Combining data and plant science is more relevant than ever. If we apply it in the correct way, we could potentially grow fruits and vegetables more efficiently and sustainably, but how do you combine plant and data science?
Nearly everything related to plants, their growth and the rootzone as well as climate conditions can be collected as usable data. This can be done manually, which is time-consuming and prone to errors, or via high tech systems such as sensors and images. There is so much data available, but what to do with it? And how do you combine the best of both worlds, using valuable insights from plant science and data science within the greenhouse?
Plant science vs. data science
Plant science dates back to ancient times, but data science is relatively new.
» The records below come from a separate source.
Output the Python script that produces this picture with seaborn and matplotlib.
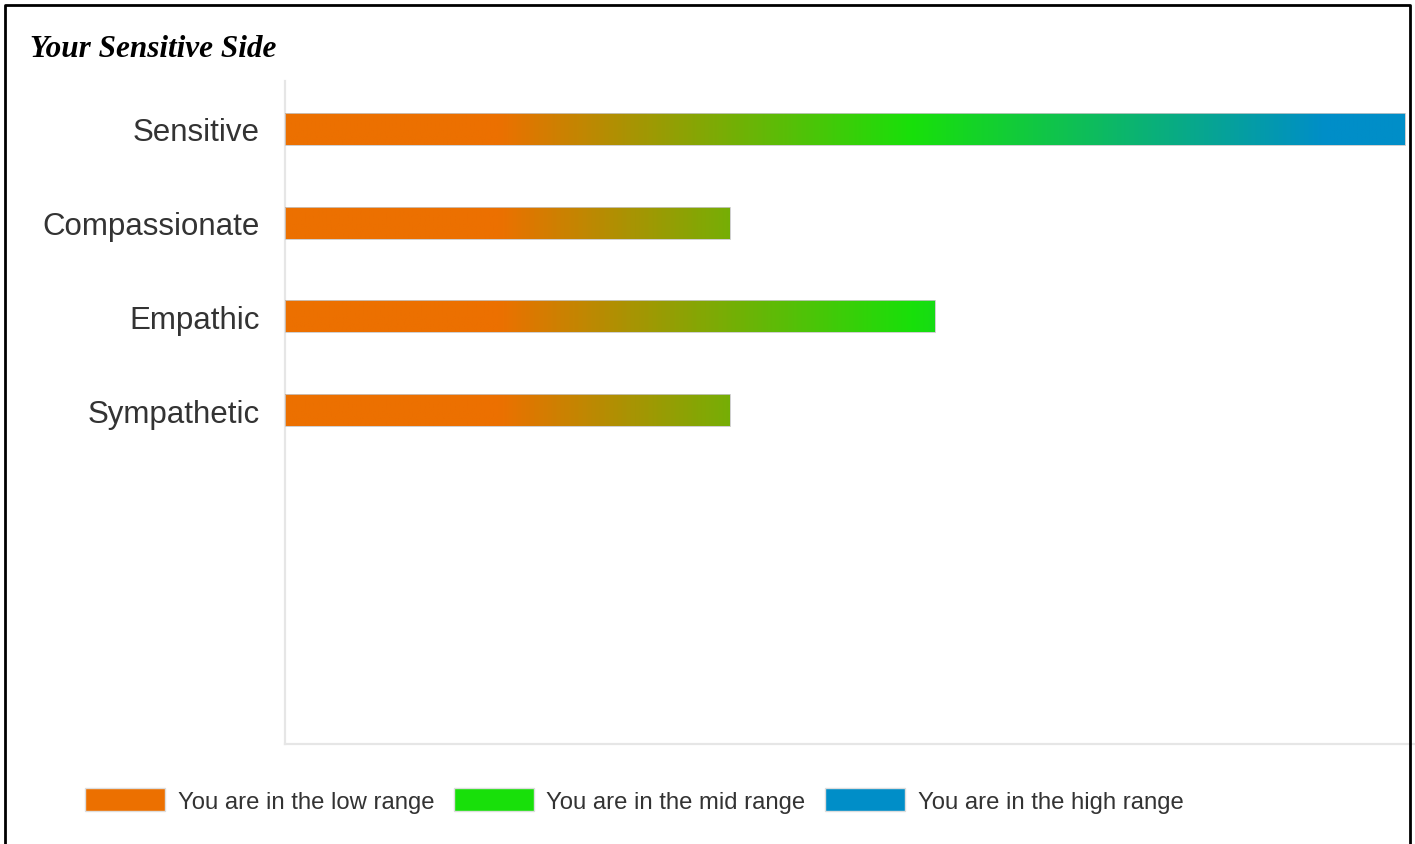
import numpy as np
import pandas as pd
import matplotlib
matplotlib.use("Agg")
import matplotlib.pyplot as plt
from matplotlib.colors import LinearSegmentedColormap
from matplotlib.patches import Patch
from matplotlib.lines import Line2D
import seaborn as sns

# Données du graphique
traits = ["Sensitive", "Compassionate", "Empathic", "Sympathetic"]
scores = [100, 39.7, 58, 39.7]
range_labels = ["You are in the low range", "You are in the mid range", "You are in the high range"]
range_colors = ["#EC7000", "#18E00A", "#008EC8"]
# positions du dégradé (fraction de l'échelle 0-100)
gradient_stops = [0.0, 0.19, 0.56, 0.93, 1.0]
gradient_colors = [range_colors[0], range_colors[0], range_colors[1], range_colors[2], range_colors[2]]

df = pd.DataFrame({"Trait": traits, "Score": scores})

sns.set_style("white")
plt.rcParams["font.family"] = ["Liberation Sans", "DejaVu Sans"]

W, H = 1415, 845
fig = plt.figure(figsize=(W / 100, H / 100), dpi=100)
ax = fig.add_axes([285 / W, 1 - 745 / H, 1 - 285 / W, (745 - 82) / H])

# Barres horizontales (remplies ensuite par le dégradé)
sns.barplot(data=df, x="Score", y="Trait", orient="h", color="white",
            width=0.34, edgecolor="none", ax=ax)

cmap = LinearSegmentedColormap.from_list("ranges", list(zip(gradient_stops, gradient_colors)))
grad = np.linspace(0, 1, 512).reshape(1, -1)
for bar in list(ax.patches):
    y0 = bar.get_y()
    y1 = y0 + bar.get_height()
    im = ax.imshow(grad, extent=(0, 100, y1, y0), aspect="auto", cmap=cmap,
                   interpolation="bilinear", zorder=3)
    im.set_clip_path(bar)
    bar.set_edgecolor("#c8c8c8")
    bar.set_linewidth(0.6)
    bar.set_zorder(4)
    bar.set_facecolor("none")

ax.set_xlim(0, 100.9)
ax.set_ylim(6.56, -0.51)
ax.set_xticks([])
ax.set_xlabel("")
ax.set_ylabel("")
ax.tick_params(axis="y", length=0, pad=18, labelsize=22.5, labelcolor="#333333")
sns.despine(ax=ax)
for side in ["left", "bottom"]:
    ax.spines[side].set_color("#e6e6e6")
    ax.spines[side].set_linewidth(1.6)

# Titre
fig.text(30 / W, 1 - 57 / H, "Your Sensitive Side", family="Liberation Serif",
         weight="bold", style="italic", fontsize=22.5, va="baseline", color="black")

# Cadre noir (gauche, haut, droite)
fig.add_artist(Line2D([5 / W, 5 / W, 1410 / W, 1410 / W], [0, 1 - 6 / H, 1 - 6 / H, 0],
                      color="black", lw=2, transform=fig.transFigure))

# Légende
handles = [Patch(facecolor=c, edgecolor="#dddddd", label=l) for c, l in zip(range_colors, range_labels)]
fs = 17.2
px = fs * 100 / 72
fig.legend(handles=handles, loc="lower left", bbox_to_anchor=(85 / W, 1 - 814 / H), ncol=3,
           frameon=False, fontsize=fs, handlelength=80 / px, handleheight=1.1,
           handletextpad=13 / px, columnspacing=19 / px, borderpad=0, borderaxespad=0,
           labelcolor="#333333")

fig.savefig("out.png", dpi=100)
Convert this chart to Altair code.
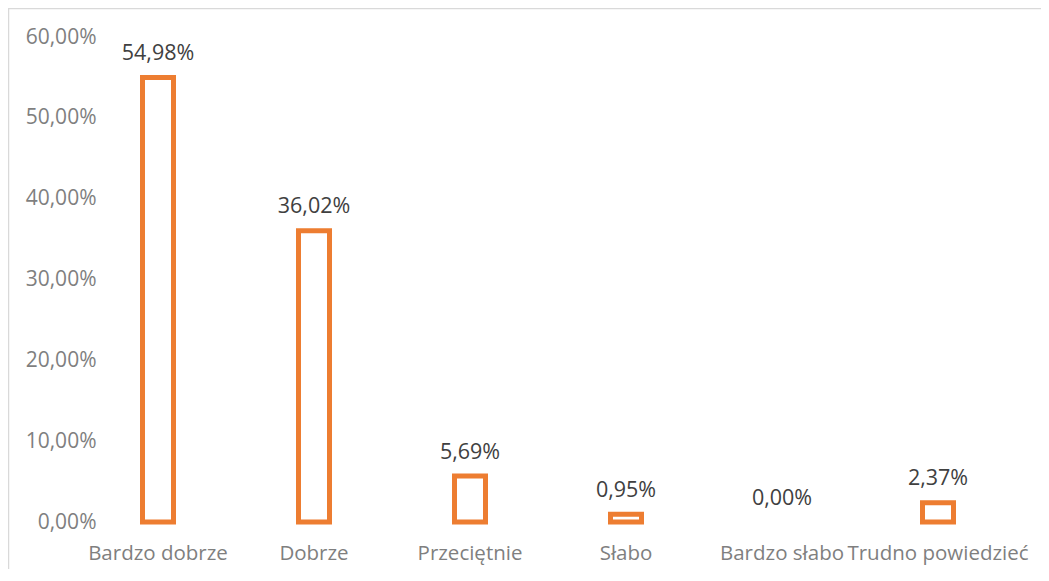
import altair as alt
import pandas as pd

categories = ["Bardzo dobrze", "Dobrze", "Przeciętnie", "Słabo", "Bardzo słabo", "Trudno powiedzieć"]
values = [0.5498, 0.3602, 0.0569, 0.0095, 0.0, 0.0237]
y_ticks = [0.0, 0.1, 0.2, 0.3, 0.4, 0.5, 0.6]

df = pd.DataFrame({"cat": categories, "val": values})

FONT = "Open Sans"
ORANGE = "#ED7D31"

x_enc = alt.X("cat:N", sort=categories, title=None,
              scale=alt.Scale(paddingInner=0, paddingOuter=0),
              axis=alt.Axis(labelAngle=0, labelFont=FONT, labelFontSize=20.5,
                            labelColor="#7f7f7f", labelPadding=21, labelBaseline="top",
                            labelOverlap=False, labelLimit=0, domain=False, ticks=False,
                            labelFlush=False))
y_enc = alt.Y("val:Q", title=None,
              scale=alt.Scale(domain=[0, 0.6], nice=False),
              axis=alt.Axis(values=y_ticks, grid=False, domain=False, ticks=False,
                            labelFont=FONT, labelFontSize=21, labelColor="#7f7f7f",
                            labelPadding=0, offset=-16,
                            labelExpr="replace(format(datum.value, '.2%'), '.', ',')"))

frame = alt.Chart(df).mark_rect(fill=None, stroke="#d9d9d9", strokeWidth=1.5).encode(
    x=alt.value(-71.5), x2=alt.value(2000), y=alt.value(-28.5), y2=alt.value(2000)
).transform_filter("datum.cat == 'Dobrze'")

bars = alt.Chart(df).transform_filter("datum.val > 0").mark_bar(
    fill="white", stroke=ORANGE, strokeWidth=5, size=31
).encode(x=x_enc, y=y_enc)

labels = alt.Chart(df).transform_calculate(
    lab="replace(format(datum.val, '.2%'), '.', ',')"
).mark_text(font=FONT, fontSize=21.5, color="#404040", baseline="alphabetic", dy=-17.5).encode(
    x=alt.X("cat:N", sort=categories), y=alt.Y("val:Q"), text="lab:N"
)

chart = alt.layer(frame, bars, labels).properties(
    width=936, height=485,
    background="white",
    autosize=alt.AutoSizeParams(type="none"),
    padding={"left": 72, "top": 29, "right": 25, "bottom": 47},
).configure_view(stroke="transparent", strokeWidth=0)

chart.save("out.html", embed_options={"renderer": "svg", "actions": False})
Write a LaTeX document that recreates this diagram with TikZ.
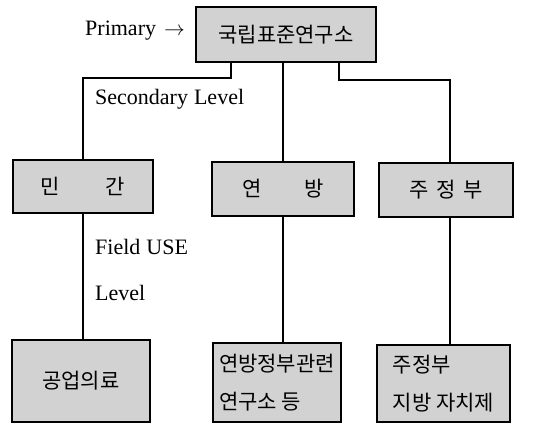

Plant science is a classical science involving the plant physiology, genetics and the growing of the crops. It’s structured and systematic. On the other hand, data science is the science of extracting useful and actionable knowledge from raw data. Data science can be seen as more of an art form, without set rules.
What brings them together is that they both make use of the latest technology and contain a strong research element. Data science can be combined with almost any science or domain, such as medicine, finance, astrophysics, and so on. When data science practices are combined with dynamic plant science, magic happens. The grower has more reassurance and can do more while using less (water, fertilizer and chemicals). This combination can give us a better crop quality, more yield, and more efficiency in the greenhouse.
How to combine plant and data science
Since this practice is fairly new, there are many misconceptions and assumptions about combining plant science with data science and the introduction of new technologies in the greenhouse. Below Grodan shares a main misconception (and truth).
Misconception: “My gut feeling is accurate. I don’t need to use new technologies and apply data science in my company"
Truth: "There’s no question that data and AI could be very helpful for a company: smart algorithms can effectively identify correlations and data technology has the ability to record historical data. However, you need a good combination of plant science and data science. This means that the growers’ expertise (green knowledge or the green thumbs) need to be taken into account. The predictions, suggestions and recommendations are merely data driven support. I like to use the metaphor of a pilot flying a plane. Much of a pilot’s work is currently done by a computer. However, the pilot is still essential for making the actual decisions and taking informed decisions. Even the most successful growers can use data driven insights, data, predictions from time to time. We see more often that different greenhouse companies apply data science to improve the cultivation strategy."